With the order from U.S. District Judge James Brady, Woodfox, 86, becomes the last of the three men convicted in the murder of prison guard Brent Miller to be released from prison.
Woodfox was serving a 50-year sentence for armed robbery in 1972 when he was involved in a riot at Angola State Prison that resulted in Miller's death. He, Robert King and Herman Wallace were each convicted. King spent 29 years in solitary confinement before his conviction was overturned and he was released.
Wallace was released in 2013 after 41 years confinement. He died two days later.
Woodfox's initial conviction was overturned, but he was found guilty again in 1998. He maintained his innocence over the years, saying he was targeted because he helped organized the prison's Black Panther Party.
Brady's order prevents Woodfox from being tried a third time on murder charges.
"Mr. Woodfox's age and poor health, his limited ability to present a defense at a third trial in light of the unavailability of witnesses, this court's lack of confidence in the state to provide a fair third trial, the prejudice done onto Mr. Woodfox by spending over 40 years in solitary confinement, and finally the very fact that Mr. Woodfox has already been tried twice and would otherwise face his third trial for a crime that occurred over 40 years ago," Brady wrote in his ruling.

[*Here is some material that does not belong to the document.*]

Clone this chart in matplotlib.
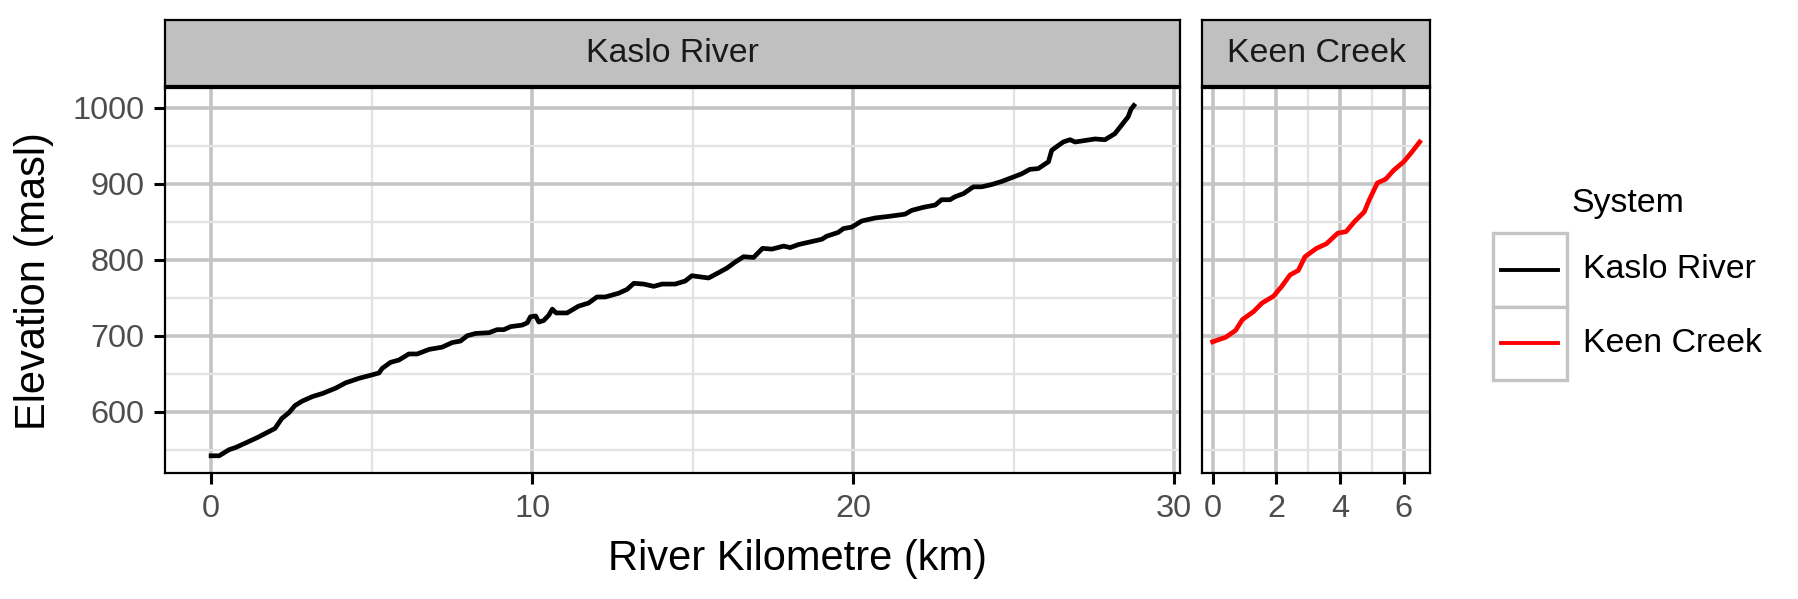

Amnesty International, which called for Woodfox's release in 2013, praised the ruling.
"After four decades in solitary confinement, Judge Brady's decision to grant Albert Woodfox's unconditional release marks a momentous step toward justice," Amnesty International USA senior campaigner Jasmine Heiss said in a statement. "Woodfox has spent 43 years trapped in a legal process riddled with flaws. The only humane action that the Louisiana authorities can take now is to ensure his immediate release."